Over the past 20 years, a huge performance imbalance has been created between processing power, which has doubled every 18-24 months under Moore’s law, and storage performance, which has barely improved at all due to the physical limitations of spinning disk. Meanwhile, storage capacity has exploded by a factor of 10,000 over that time. The result is that while capacity is plentiful and cheap, storage performance (measured in IOPS) is expensive.

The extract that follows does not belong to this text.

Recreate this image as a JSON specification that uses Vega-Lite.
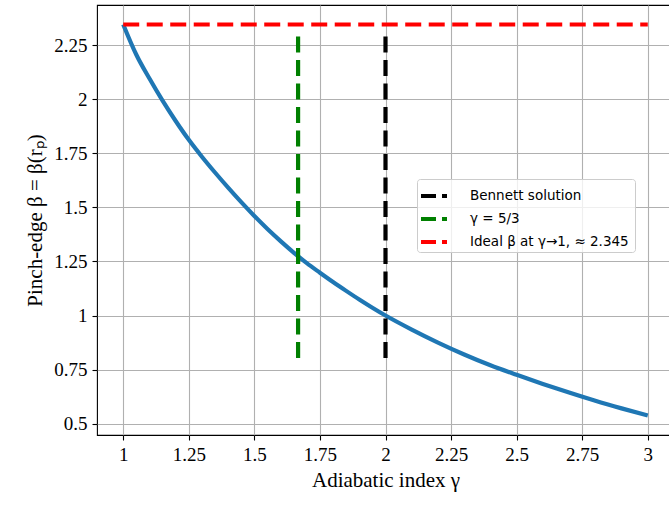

For a service provider looking to sell block-based primary storage as a service, that imbalance makes it difficult to sell storage on a per-gigabyte model, which is how it is most commonly sold today. Customers who may buy only 50 or 60 GB of space for their application still expect reasonable performance – but when that customer is put on the same set of disks with dozens of others, their “fair share” of IOPS doesn’t amount to very much. Even worse, performance will vary considerably based on how many other apps are on the same disk and how active those apps are at any given time. The result is poor, unpredictable performance, and unhappy customers. Today, service providers offering Block Storage via enterprise storage arrays typically deal with this challenge by using lots of fast, expensive FC and SAS disk, and utilizing only a fraction of the available capacity (a technique known as under-provisioning or short-stroking). Even with this approach, it’s difficult or impossible for providers to guarantee customers any particular level of performance, short of putting them on their own dedicated disks and eliminating much of the benefit of an efficient multi-tenant cloud.
So what about flash? Doesn’t it solve the performance problem? Today that’s true only in part. As we previously discussed, most enterprise storage today makes only limited use of flash as a cache or tier of storage for hot data, and overall array performance is often limited by the controller. While cache and tiering technology does a good job of “globally optimizing” array performance by putting the hottest data in low latency flash, it can actually end up causing more headaches for service providers by making storage performance even more unpredictable for customers. From the perspective of an individual customer, their data may be blazing fast one minute as it is served from flash, and the next minute slow as a dog as it got bumped to disk, because another customer was “hotter.” At this point, expect a support call. Inconsistent, unexplainable performance is one of the biggest complaints about block storage in the cloud today, and automated tiering and cache just makes it worse. All service providers want is an endless amount of storage performance that can be carved up and sold in predictable, profitable chunks. Is that too much to ask?
-Dave Wright, Founder & CEO